The data:
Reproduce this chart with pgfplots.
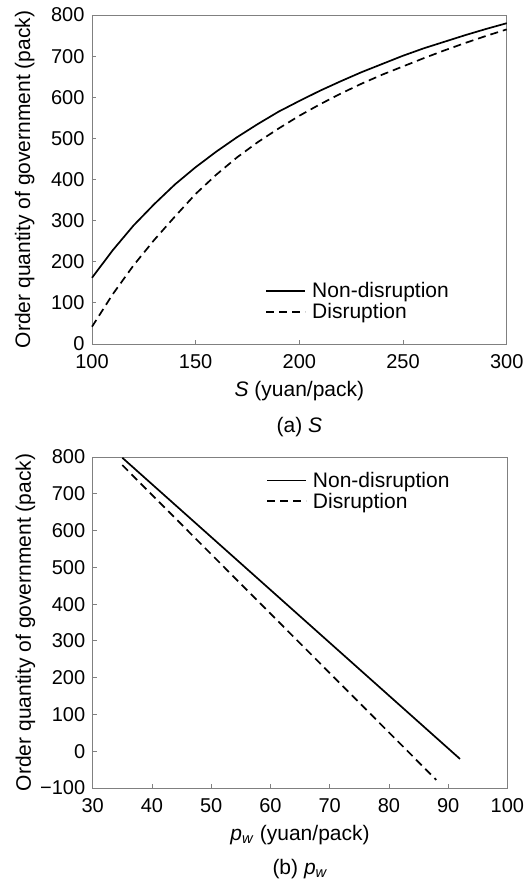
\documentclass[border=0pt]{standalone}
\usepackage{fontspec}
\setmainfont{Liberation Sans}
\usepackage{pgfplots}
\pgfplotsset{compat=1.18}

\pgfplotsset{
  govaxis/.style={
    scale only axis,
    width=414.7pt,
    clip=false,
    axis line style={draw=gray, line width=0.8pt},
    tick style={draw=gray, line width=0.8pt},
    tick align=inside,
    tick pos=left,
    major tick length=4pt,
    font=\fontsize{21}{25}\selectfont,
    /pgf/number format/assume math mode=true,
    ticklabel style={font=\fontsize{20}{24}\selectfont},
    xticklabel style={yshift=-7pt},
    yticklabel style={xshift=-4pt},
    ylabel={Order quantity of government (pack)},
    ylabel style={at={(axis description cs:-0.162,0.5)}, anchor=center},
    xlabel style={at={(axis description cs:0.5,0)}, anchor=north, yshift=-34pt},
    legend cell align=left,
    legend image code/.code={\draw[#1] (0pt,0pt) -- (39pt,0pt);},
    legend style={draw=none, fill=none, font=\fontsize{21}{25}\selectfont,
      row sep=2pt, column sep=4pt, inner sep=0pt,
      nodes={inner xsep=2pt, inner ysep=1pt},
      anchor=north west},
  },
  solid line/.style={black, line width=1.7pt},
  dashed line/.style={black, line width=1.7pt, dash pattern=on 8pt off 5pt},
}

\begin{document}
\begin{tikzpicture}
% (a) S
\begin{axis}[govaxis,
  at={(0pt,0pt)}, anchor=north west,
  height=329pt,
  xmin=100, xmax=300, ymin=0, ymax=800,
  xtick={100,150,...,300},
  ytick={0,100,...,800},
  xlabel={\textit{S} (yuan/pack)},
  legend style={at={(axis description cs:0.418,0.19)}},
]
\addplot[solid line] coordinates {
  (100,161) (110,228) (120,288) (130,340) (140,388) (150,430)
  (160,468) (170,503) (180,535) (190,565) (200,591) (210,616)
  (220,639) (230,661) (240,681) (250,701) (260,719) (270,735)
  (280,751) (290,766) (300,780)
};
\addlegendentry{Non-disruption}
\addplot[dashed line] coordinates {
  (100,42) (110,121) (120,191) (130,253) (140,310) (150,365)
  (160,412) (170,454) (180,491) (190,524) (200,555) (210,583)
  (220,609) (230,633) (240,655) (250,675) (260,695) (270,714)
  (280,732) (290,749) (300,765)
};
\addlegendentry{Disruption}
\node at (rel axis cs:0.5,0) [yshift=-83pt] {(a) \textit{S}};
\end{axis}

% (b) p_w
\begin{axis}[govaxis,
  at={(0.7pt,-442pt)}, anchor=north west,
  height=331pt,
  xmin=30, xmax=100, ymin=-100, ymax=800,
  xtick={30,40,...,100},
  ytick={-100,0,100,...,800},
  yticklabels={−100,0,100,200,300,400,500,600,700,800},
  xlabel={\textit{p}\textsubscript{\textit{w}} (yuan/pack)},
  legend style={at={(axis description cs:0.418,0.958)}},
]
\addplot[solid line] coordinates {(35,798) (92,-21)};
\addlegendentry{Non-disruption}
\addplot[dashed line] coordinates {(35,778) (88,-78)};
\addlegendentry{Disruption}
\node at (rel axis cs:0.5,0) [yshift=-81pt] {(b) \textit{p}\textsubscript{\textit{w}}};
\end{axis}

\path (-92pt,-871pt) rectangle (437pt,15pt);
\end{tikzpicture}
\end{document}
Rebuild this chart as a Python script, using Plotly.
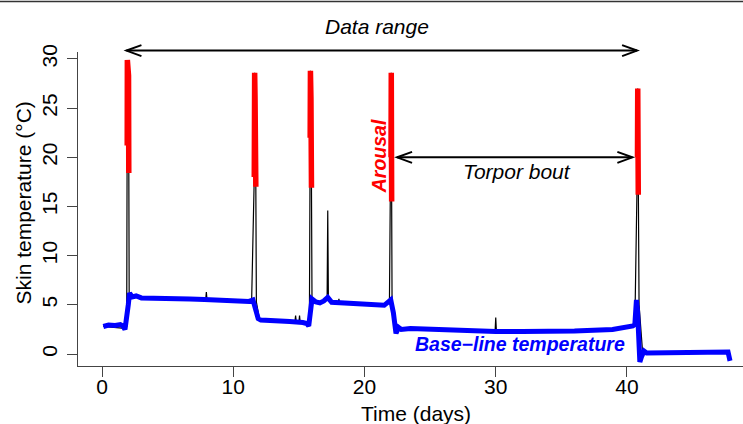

---

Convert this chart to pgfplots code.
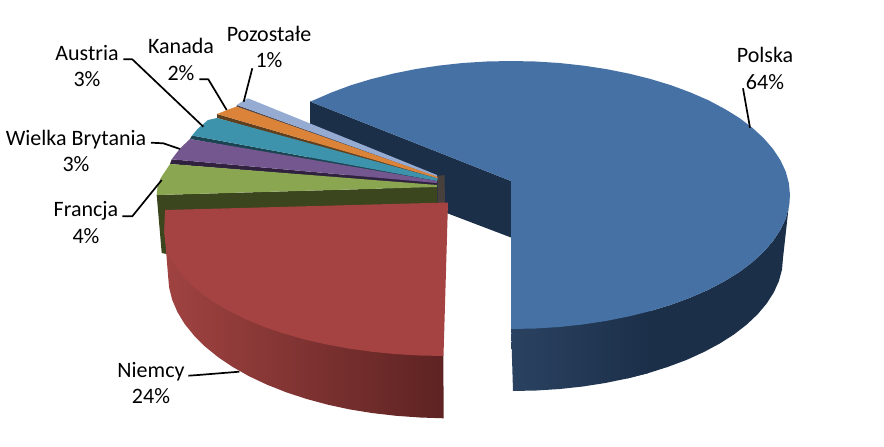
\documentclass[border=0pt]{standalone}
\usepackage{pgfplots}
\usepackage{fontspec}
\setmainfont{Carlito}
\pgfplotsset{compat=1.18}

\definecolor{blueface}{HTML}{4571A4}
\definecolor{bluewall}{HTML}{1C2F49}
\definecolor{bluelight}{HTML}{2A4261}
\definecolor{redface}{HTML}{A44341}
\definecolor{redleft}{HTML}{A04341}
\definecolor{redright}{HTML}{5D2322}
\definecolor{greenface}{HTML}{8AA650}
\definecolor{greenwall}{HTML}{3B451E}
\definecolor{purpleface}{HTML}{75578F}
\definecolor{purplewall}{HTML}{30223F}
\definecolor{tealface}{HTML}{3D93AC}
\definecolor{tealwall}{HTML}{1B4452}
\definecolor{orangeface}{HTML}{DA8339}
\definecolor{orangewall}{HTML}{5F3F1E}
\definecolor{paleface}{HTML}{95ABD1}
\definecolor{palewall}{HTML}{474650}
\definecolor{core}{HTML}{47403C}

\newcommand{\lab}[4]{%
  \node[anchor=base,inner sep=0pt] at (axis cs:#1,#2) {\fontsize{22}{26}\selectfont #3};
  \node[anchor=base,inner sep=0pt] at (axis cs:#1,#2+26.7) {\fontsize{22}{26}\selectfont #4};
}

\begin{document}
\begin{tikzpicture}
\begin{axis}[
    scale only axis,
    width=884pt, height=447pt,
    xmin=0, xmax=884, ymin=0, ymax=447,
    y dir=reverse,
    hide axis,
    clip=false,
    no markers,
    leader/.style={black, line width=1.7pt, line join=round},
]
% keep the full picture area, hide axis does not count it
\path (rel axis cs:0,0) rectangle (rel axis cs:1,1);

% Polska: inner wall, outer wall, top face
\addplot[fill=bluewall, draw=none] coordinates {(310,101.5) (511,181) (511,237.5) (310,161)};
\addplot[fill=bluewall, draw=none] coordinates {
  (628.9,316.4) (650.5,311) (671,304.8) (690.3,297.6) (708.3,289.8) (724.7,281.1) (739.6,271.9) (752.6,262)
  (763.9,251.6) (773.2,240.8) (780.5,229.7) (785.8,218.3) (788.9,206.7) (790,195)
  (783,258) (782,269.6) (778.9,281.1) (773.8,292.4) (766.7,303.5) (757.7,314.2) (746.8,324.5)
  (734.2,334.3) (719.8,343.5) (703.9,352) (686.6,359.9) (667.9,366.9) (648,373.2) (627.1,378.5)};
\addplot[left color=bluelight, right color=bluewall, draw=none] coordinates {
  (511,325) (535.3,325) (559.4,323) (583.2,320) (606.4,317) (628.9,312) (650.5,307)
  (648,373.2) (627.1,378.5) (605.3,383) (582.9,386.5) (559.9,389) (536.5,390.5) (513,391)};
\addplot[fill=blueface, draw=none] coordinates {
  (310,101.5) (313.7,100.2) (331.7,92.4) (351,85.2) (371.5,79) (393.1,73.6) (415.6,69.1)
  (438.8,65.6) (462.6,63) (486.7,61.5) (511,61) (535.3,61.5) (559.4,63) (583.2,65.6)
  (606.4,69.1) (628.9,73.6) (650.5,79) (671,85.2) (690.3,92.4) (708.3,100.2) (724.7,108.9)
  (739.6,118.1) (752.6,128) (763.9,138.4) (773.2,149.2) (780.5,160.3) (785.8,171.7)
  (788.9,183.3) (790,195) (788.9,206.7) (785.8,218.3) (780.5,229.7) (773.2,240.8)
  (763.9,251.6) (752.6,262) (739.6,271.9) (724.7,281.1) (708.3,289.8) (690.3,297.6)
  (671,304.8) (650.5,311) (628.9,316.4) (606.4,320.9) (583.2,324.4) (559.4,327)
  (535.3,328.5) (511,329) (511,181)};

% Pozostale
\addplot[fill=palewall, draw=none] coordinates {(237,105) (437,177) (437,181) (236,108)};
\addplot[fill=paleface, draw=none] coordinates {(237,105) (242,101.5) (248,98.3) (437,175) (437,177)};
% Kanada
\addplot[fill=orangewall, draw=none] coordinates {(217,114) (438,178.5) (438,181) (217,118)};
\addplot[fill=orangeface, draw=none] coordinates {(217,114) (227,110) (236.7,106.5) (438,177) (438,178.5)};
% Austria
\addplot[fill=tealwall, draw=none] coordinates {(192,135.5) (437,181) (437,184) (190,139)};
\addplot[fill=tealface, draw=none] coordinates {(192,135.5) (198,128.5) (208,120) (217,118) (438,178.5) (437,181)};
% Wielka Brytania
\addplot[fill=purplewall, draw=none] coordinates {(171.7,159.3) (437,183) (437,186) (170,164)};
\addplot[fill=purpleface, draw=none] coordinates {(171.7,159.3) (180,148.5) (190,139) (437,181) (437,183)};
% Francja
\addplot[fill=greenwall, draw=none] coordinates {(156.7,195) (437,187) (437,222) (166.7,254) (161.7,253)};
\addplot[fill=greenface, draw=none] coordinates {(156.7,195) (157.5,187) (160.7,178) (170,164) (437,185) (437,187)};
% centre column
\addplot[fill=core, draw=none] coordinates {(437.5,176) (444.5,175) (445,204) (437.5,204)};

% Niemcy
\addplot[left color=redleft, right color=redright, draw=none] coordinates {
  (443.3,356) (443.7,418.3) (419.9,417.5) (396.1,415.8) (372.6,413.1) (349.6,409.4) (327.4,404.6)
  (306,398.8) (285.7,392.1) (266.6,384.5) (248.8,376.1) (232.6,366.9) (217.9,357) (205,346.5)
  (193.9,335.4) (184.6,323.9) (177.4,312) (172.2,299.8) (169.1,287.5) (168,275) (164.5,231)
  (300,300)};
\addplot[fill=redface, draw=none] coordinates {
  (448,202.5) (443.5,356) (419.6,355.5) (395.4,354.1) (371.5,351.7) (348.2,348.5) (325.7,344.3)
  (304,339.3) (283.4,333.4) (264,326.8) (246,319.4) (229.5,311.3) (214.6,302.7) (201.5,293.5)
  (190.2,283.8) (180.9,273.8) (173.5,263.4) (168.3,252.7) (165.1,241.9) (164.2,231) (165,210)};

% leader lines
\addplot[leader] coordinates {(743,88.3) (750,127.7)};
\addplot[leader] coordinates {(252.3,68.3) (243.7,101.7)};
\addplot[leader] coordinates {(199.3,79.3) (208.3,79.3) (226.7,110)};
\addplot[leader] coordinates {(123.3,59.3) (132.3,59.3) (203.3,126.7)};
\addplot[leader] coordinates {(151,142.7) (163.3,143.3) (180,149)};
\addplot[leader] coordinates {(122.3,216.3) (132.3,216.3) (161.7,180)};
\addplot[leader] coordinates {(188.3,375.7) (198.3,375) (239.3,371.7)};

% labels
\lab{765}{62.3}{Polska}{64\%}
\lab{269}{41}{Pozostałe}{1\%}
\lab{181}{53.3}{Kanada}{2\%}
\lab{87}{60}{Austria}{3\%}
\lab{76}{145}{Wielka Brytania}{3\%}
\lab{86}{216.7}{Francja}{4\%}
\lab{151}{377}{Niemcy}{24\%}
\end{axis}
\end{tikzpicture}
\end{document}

---

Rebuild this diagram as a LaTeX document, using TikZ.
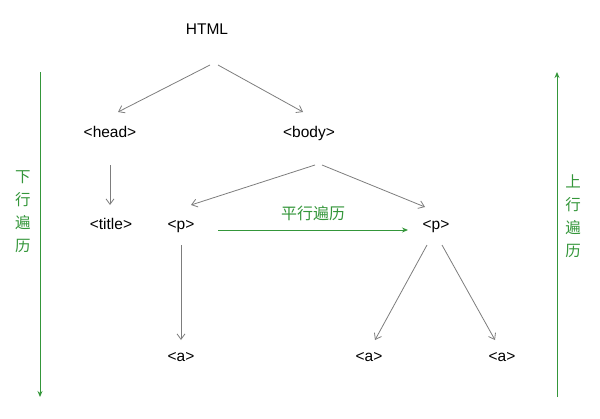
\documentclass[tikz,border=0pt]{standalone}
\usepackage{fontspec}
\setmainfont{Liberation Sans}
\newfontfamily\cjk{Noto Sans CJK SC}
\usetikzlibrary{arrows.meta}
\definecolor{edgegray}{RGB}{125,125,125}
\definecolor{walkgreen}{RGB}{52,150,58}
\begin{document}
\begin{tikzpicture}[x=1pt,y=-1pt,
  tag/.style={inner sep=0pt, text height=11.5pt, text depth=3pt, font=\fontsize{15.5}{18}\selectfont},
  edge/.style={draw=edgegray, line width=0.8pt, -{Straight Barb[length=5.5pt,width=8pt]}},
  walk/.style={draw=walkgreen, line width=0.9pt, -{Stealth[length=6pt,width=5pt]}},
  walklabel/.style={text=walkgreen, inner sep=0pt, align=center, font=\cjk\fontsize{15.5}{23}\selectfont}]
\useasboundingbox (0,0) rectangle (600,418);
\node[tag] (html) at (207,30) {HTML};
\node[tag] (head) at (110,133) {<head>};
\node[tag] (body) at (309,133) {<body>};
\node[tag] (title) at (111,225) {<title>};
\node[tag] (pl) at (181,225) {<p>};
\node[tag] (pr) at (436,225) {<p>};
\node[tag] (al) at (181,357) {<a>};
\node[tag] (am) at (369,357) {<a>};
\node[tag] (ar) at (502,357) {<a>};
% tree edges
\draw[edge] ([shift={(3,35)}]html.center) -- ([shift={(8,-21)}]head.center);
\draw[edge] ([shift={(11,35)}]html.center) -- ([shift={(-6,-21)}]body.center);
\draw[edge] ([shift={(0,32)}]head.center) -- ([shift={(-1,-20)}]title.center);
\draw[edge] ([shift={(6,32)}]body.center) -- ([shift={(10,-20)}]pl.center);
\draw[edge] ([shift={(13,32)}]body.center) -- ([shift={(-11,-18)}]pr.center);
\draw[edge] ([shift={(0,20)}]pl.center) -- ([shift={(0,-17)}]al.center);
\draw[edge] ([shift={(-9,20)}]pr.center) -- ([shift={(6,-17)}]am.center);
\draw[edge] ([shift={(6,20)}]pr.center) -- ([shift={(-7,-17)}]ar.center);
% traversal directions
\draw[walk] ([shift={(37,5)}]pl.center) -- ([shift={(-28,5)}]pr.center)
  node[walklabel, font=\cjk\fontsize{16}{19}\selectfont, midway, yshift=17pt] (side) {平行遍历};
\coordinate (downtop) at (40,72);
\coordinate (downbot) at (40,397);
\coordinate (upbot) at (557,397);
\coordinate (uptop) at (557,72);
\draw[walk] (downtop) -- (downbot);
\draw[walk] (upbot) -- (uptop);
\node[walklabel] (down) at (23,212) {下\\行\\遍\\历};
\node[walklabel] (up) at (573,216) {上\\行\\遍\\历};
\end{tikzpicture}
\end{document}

Written exercise:
From the listing, tally every line with the word "using" in it and give only the tally.

Exercise result:
2